I'd prefer more of an all-in-one service. I'm talking about something with an all-access pass to every form of content, from tweet streams to up-to-the-minute scores to editorials to full-length books. Think ESPN Insider plus a sports book library; or maybe Oyster's sports library plus the breadth of short-form content in ESPN Insider.
Amazon recently launched Kindle Unlimited, their all-you-can-read service for ebooks. Traditional publishers have been slow to embrace this model, partly because they fear both cannibalization and Amazon. Regardless of whether Amazon succeeds with Kindle Unlimited (they will), the all-you-can-read model is here to stay. It's now just a question of how long it will take before it includes all content forms, short and long, and becomes more vertical, topically-focused.

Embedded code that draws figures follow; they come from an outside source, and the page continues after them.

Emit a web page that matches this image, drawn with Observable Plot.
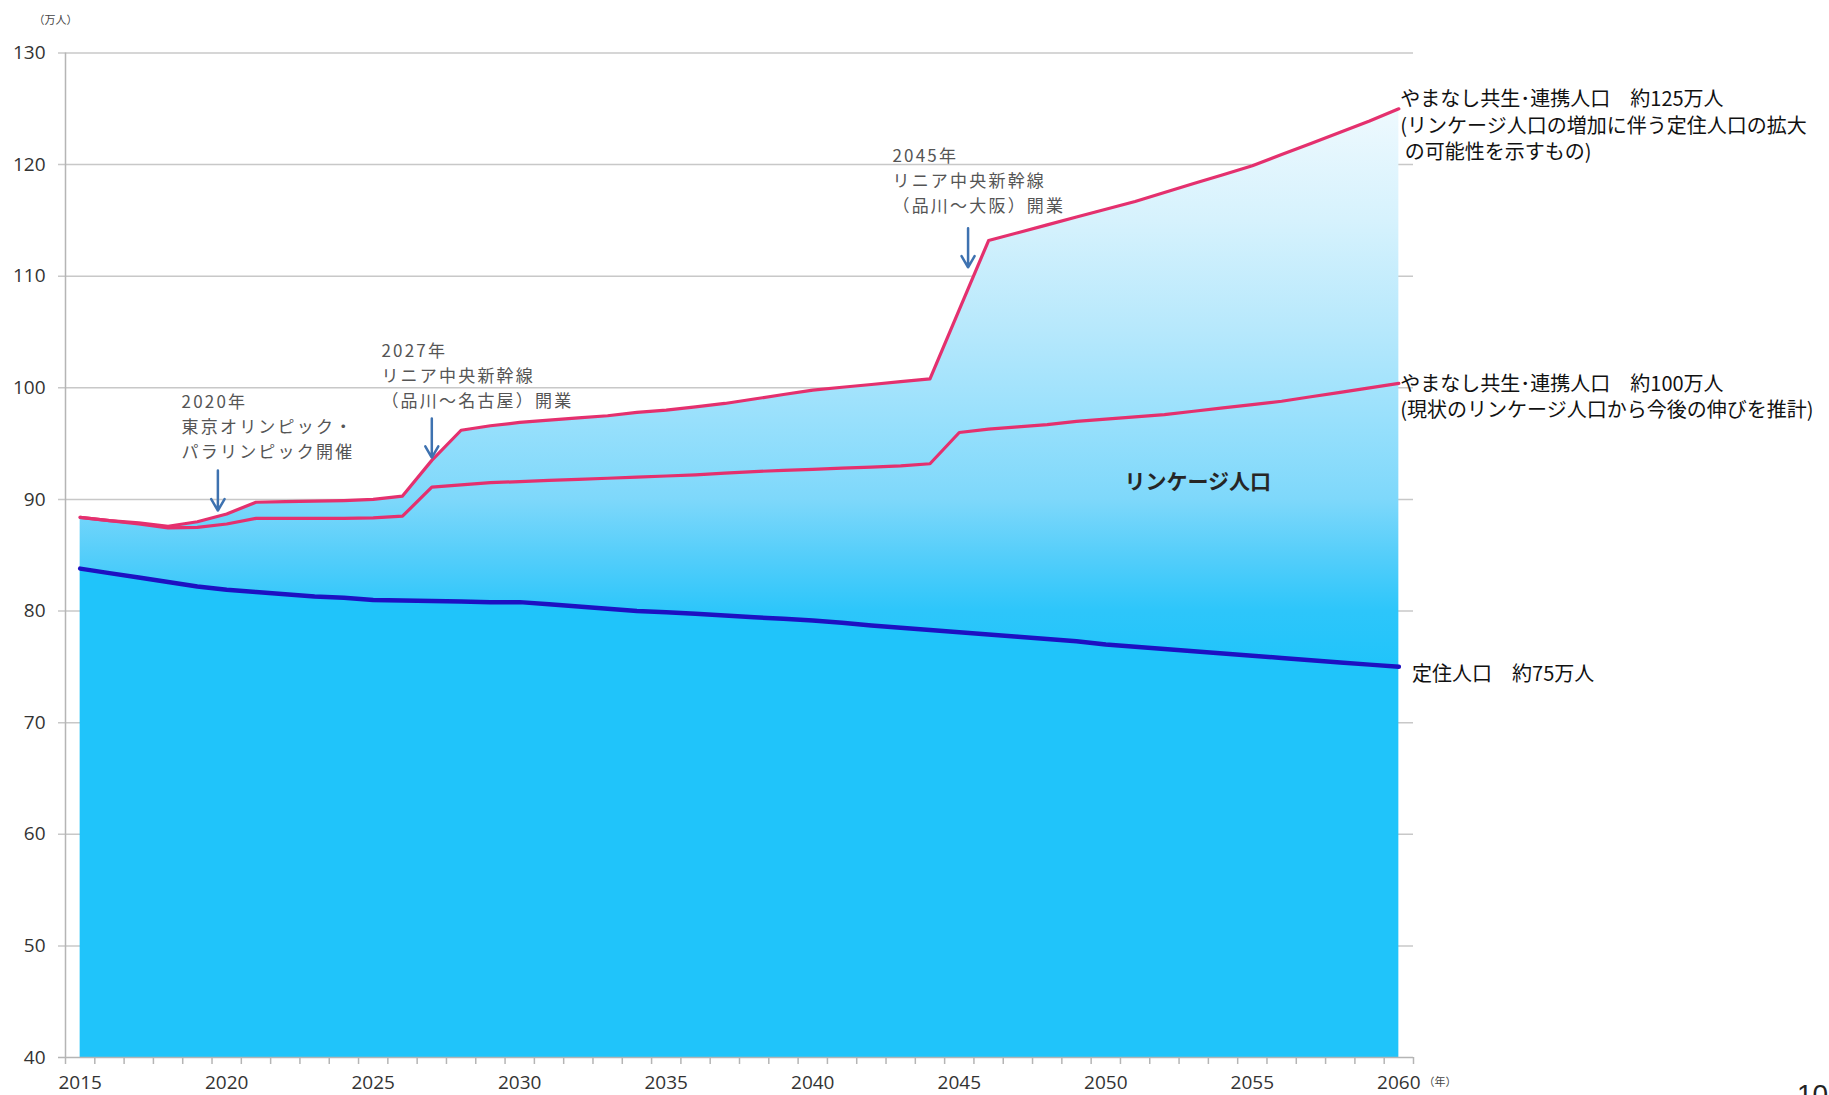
<!DOCTYPE html>
<html><head><meta charset="utf-8">
<script src="https://cdn.jsdelivr.net/npm/d3@7"></script>
<script src="https://cdn.jsdelivr.net/npm/@observablehq/plot@0.6"></script>
<style>
html,body{margin:0;padding:0;background:#fff;overflow:hidden;}
#wrap{position:relative;width:1829px;height:1095px;overflow:hidden;}
#wrap svg{position:absolute;left:0;top:0;}
#page{position:absolute;left:1797px;top:1079px;font:28px 'Liberation Sans',Arial,sans-serif;color:#222;z-index:2;}
</style></head><body><div id="wrap"><div id="page">10</div></div>
<script>
// ---- data ----
const years = d3.range(2015, 2061);
const settled = [
  83.8, 83.4, 83.0, 82.6, 82.2, 81.9, 81.7, 81.5, 81.3, 81.2,
  81.0, 80.95, 80.9, 80.85, 80.8, 80.8, 80.6, 80.4, 80.2, 80.0,
  79.9, 79.75, 79.6, 79.45, 79.3, 79.15, 78.95, 78.7, 78.5, 78.3,
  78.1, 77.9, 77.7, 77.5, 77.3, 77.0, 76.8, 76.6, 76.4, 76.2,
  76.0, 75.8, 75.6, 75.4, 75.2, 75.0
];
const linkage100 = [
  88.4, 88.1, 87.8, 87.45, 87.5, 87.8, 88.3, 88.3, 88.3, 88.3,
  88.35, 88.5, 91.1, 91.3, 91.5, 91.6, 91.7, 91.8, 91.9, 92.0,
  92.1, 92.2, 92.35, 92.5, 92.6, 92.7, 92.8, 92.9, 93.0, 93.2,
  96.0, 96.3, 96.5, 96.7, 97.0, 97.2, 97.4, 97.6, 97.9, 98.2,
  98.5, 98.8, 99.2, 99.6, 100.0, 100.4
];
const linkage125 = [
  88.4, 88.1, 87.9, 87.6, 88.0, 88.7, 89.75, 89.8, 89.85, 89.9,
  90.0, 90.3, 93.5, 96.2, 96.6, 96.9, 97.1, 97.3, 97.5, 97.8,
  98.0, 98.3, 98.6, 99.0, 99.4, 99.8, 100.05, 100.3, 100.55, 100.8,
  107.0, 113.2, 113.9, 114.6, 115.3, 116.0, 116.7, 117.5, 118.3, 119.1,
  119.9, 120.9, 121.9, 122.9, 123.9, 125.0
];
const yTicks = [40, 50, 60, 70, 80, 90, 100, 110, 120, 130];
const xLabelYears = [2015, 2020, 2025, 2030, 2035, 2040, 2045, 2050, 2055, 2060];
const yearBounds = d3.range(2014.5, 2061, 1);

const annotText = [
  "2020年\n東京オリンピック・\nパラリンピック開催",
  "2027年\nリニア中央新幹線\n（品川～名古屋）開業",
  "2045年\nリニア中央新幹線\n（品川～大阪）開業"
];
const annotX = [2018.46, 2025.28, 2042.72];
const annotY = [96.7, 101.2, 118.75];
const arrowX = [2019.7, 2027.0, 2045.3];
const arrowFrom = [92.6, 97.25, 114.3];
const arrowTo = [89.0, 93.75, 110.8];

const endLabels = [
  "やまなし共生･連携人口　約125万人\n(リンケージ人口の増加に伴う定住人口の拡大\n\u00a0の可能性を示すもの)",
  "やまなし共生･連携人口　約100万人\n(現状のリンケージ人口から今後の伸びを推計)",
  "定住人口　約75万人"
];
const endLabelX = [2060.05, 2060.05, 2060.45];
const endLabelY = [123.6, 99.3, 74.5];

const areaLabel = "リンケージ人口";
const unitLabel = "（万人）";
const yearUnitLabel = "（年）";

// ---- build ----
const table = years.map((year, i) => ({year, settled: settled[i], low: linkage100[i], high: linkage125[i]}));
const annots = annotText.map((t, i) => ({t, x: annotX[i], y: annotY[i]}));
const arrows = arrowX.map((x, i) => ({x, y1: arrowFrom[i], y2: arrowTo[i]}));
const labels = endLabels.map((t, i) => ({t, x: endLabelX[i], y: endLabelY[i]}));

const JP = "'Noto Sans CJK JP','Noto Sans',sans-serif";
const NUM = "'Open Sans','Noto Sans',sans-serif";
const PINK = "#e4306e";
const GRID = "#c8c8c8";

const chart = Plot.plot({
  width: 1829,
  height: 1095,
  marginLeft: 65,
  marginRight: 416,
  marginTop: 52.5,
  marginBottom: 38,
  style: {background: "white", fontFamily: JP, overflow: "hidden"},
  x: {type: "linear", domain: [2014.5, 2060.5], axis: null},
  y: {type: "linear", domain: [40, 130], axis: null},
  marks: [
    Plot.ruleY(yTicks.slice(1), {stroke: GRID, strokeWidth: 1.5, insetLeft: -7}),
    Plot.areaY(table, {x: "year", y1: 40, y2: "settled", fill: "#20c4fa"}),
    Plot.areaY(table, {x: "year", y1: "settled", y2: "high", fill: "url(#linkGrad)"}),
    Plot.ruleY([40], {stroke: "#b5b5b5", strokeWidth: 1.5, insetLeft: -7}),
    Plot.ruleX([2014.5], {y1: 40, y2: 130, stroke: "#b5b5b5", strokeWidth: 1.5}),
    Plot.ruleX(yearBounds, {y1: 40, y2: 40, insetBottom: -7, stroke: "#b5b5b5", strokeWidth: 1.5}),
    Plot.lineY(table, {x: "year", y: "low", stroke: PINK, strokeWidth: 3.2}),
    Plot.lineY(table, {x: "year", y: "high", stroke: PINK, strokeWidth: 3.2}),
    Plot.lineY(table, {x: "year", y: "settled", stroke: "#1d10c2", strokeWidth: 4.5}),
    Plot.arrow(arrows, {x1: "x", x2: "x", y1: "y1", y2: "y2", stroke: "#3e72b0", strokeWidth: 2.5}),
    Plot.text(yTicks, {x: 2014.5, y: d => d, text: d => String(d), dx: -20, textAnchor: "end", fontSize: 19, fontFamily: NUM, fill: "#333"}),
    Plot.text(xLabelYears, {x: d => d, y: 40, text: d => String(d), dy: 25, fontSize: 19, fontFamily: NUM, fill: "#333"}),
    Plot.text([unitLabel], {x: 2014.5, y: 130, text: d => d, dx: -32, dy: -33, textAnchor: "start", fontSize: 11, fill: "#444"}),
    Plot.text([yearUnitLabel], {x: 2060.5, y: 40, text: d => d, dx: 10, dy: 25, textAnchor: "start", fontSize: 11, fill: "#444"}),
    Plot.text(annots, {x: "x", y: "y", text: "t", textAnchor: "start", lineAnchor: "middle", lineHeight: 1.47, fontSize: 17, fill: "#555", ariaDescription: "annot"}),
    Plot.text(labels, {x: "x", y: "y", text: "t", textAnchor: "start", lineAnchor: "middle", lineHeight: 1.32, fontSize: 20, fill: "#111"}),
    Plot.text([areaLabel], {x: 2053.14, y: 91.5, text: d => d, fontSize: 21, fontWeight: "bold", fill: "#262626"})
  ]
});

// gradient for the linkage band
const ys = chart.scale("y");
const ns = "http://www.w3.org/2000/svg";
const defs = document.createElementNS(ns, "defs");
const grad = document.createElementNS(ns, "linearGradient");
grad.setAttribute("id", "linkGrad");
grad.setAttribute("gradientUnits", "userSpaceOnUse");
grad.setAttribute("x1", 0); grad.setAttribute("x2", 0);
grad.setAttribute("y1", ys.apply(125)); grad.setAttribute("y2", ys.apply(75));
[[0, "#eef9fe"], [0.2, "#d6f2fd"], [0.4, "#b6e8fc"], [0.56, "#98e0fc"], [0.7, "#7ed8fb"], [0.8, "#55cefa"], [0.9, "#2dc6fa"], [1, "#20c4fa"]].forEach(([o, c]) => {
  const s = document.createElementNS(ns, "stop");
  s.setAttribute("offset", o); s.setAttribute("stop-color", c);
  grad.appendChild(s);
});
defs.appendChild(grad);
chart.insertBefore(defs, chart.firstChild);

chart.querySelectorAll('g[aria-description="annot"] text').forEach(t => t.style.letterSpacing = "2.2px");
chart.querySelectorAll("text").forEach(t => t.setAttribute("xml:space", "preserve"));

document.getElementById("wrap").appendChild(chart);
</script></body></html>
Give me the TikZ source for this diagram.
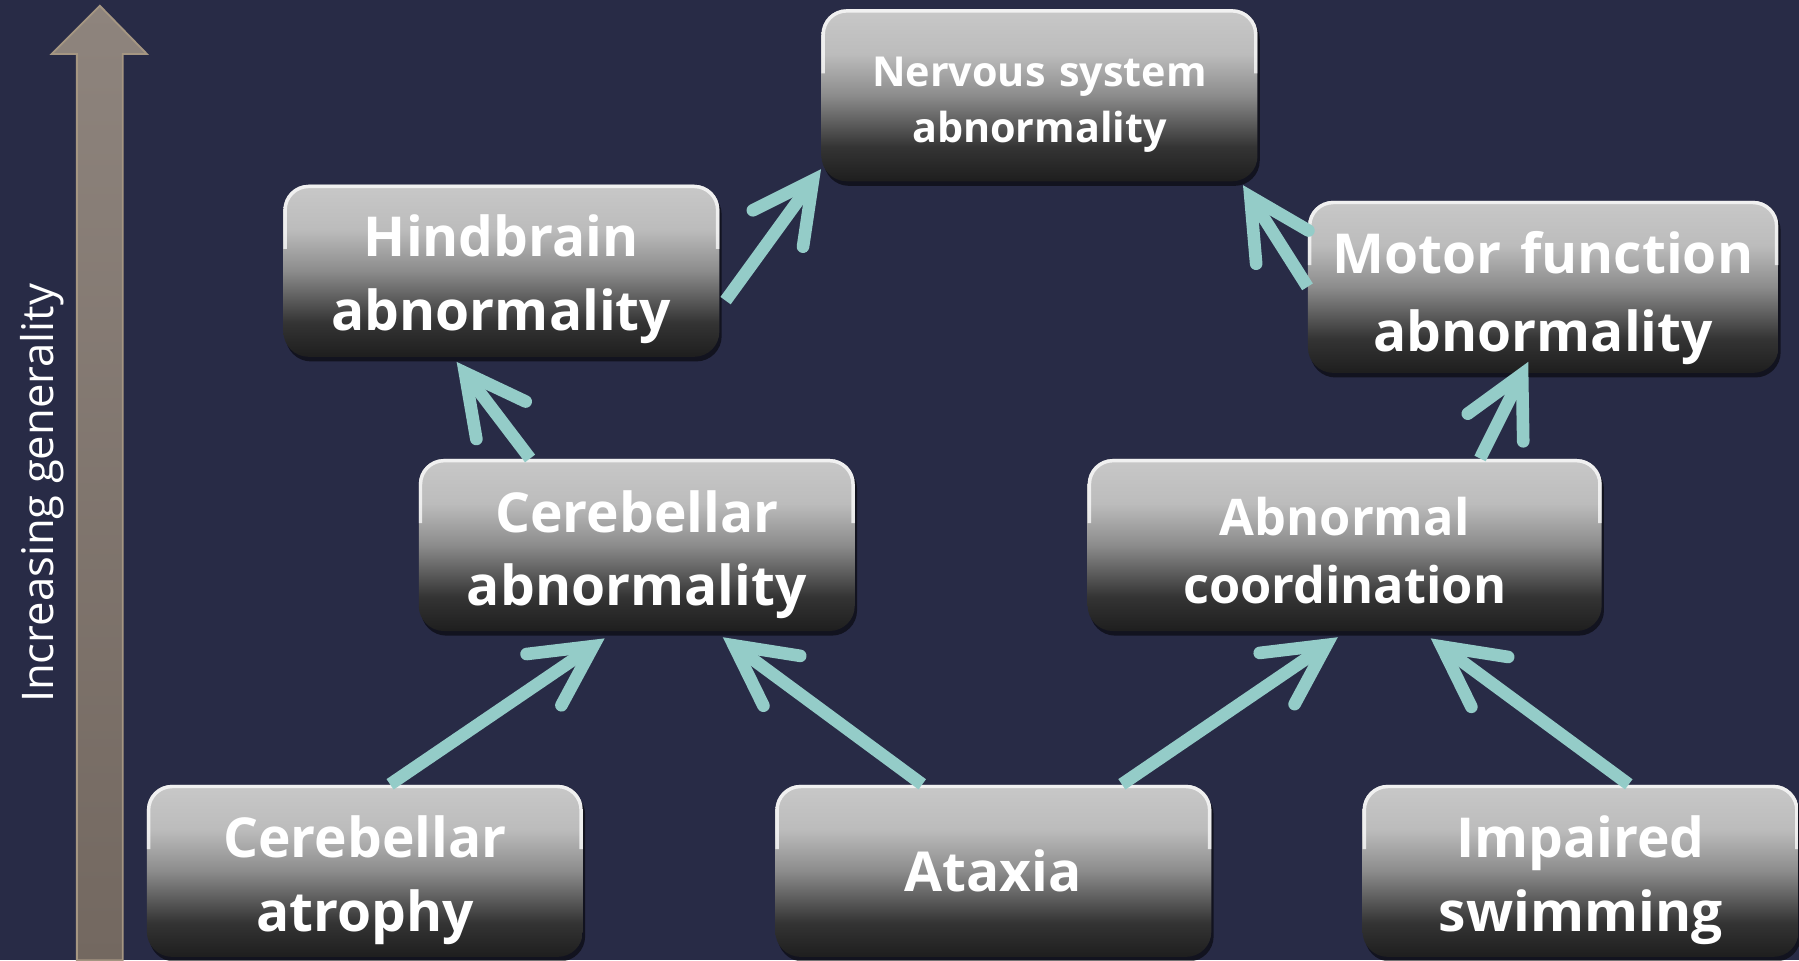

An all-access model for news, short- and long-form content is more likely to succeed if it's focused on specific content verticals. Sports, business, and religion are three segments that immediately come to mind, but there are plenty of others. And even though traditional publishers will still have their fears, there are plenty of younger, less risk-averse publishing brands emerging that will gladly fill the void and reap the benefits. It's bound to be yet another real world scenario brought to life from the pages of The Innovator's Dilemma.